SYDNEY Banks around the world should be obliged to follow a "bail-in" regime if it were to be implemented, and not just those "too big to fail", Michael Smith, chief executive of Australia and New Zealand Banking Group, said on Wednesday.
On Tuesday, a government-backed interim review said Australia's main lenders were viewed as too big to fail and it was considering policy options to reduce that perception, including ringfencing critical banking activities, bail-in and boosting capital requirements.
"If you have a bail-in of the globally systematically financial institutions you then have to have a bail-in throughout the industry," Smith told reporters ahead of a meeting of the Business 20 group in Sydney.

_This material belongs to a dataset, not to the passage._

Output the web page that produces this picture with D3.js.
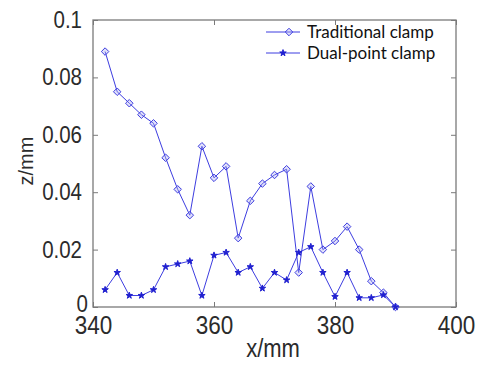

The B20 was set up in 2010 to give policy recommendations on behalf of the international business community to the Group of 20 bloc of advanced and developing countries.
Europe is already pushing ahead with plans for a "bail-in" regime to force bondholders and depositors, rather than taxpayers, to bear the cost of failed banks and the approach could become a blueprint for future rescues.
The rules aim to save money for taxpayers, but will impose higher costs on the banks.
Using a "bail-in" rescue model, bondholders will have to swap their debt for new bonds and equity in the bank.
Smith also said corporates needed to invest in economic growth, since there was no dearth of funds.
"There is a huge amount of liquidity but that liquidity hasn't found its way into the real economy," he said. "That has led to lower growth ... and the recovery has been slower than anticipated."
Business confidence in Australia has yet to improve, said Smith, who was talking in his capacity as a spokesman for a B20 taskforce on financing growth.
"It is very much a business confidence issue," he said. "It is beginning to return in the United States ... I think there's some way to go in Australia."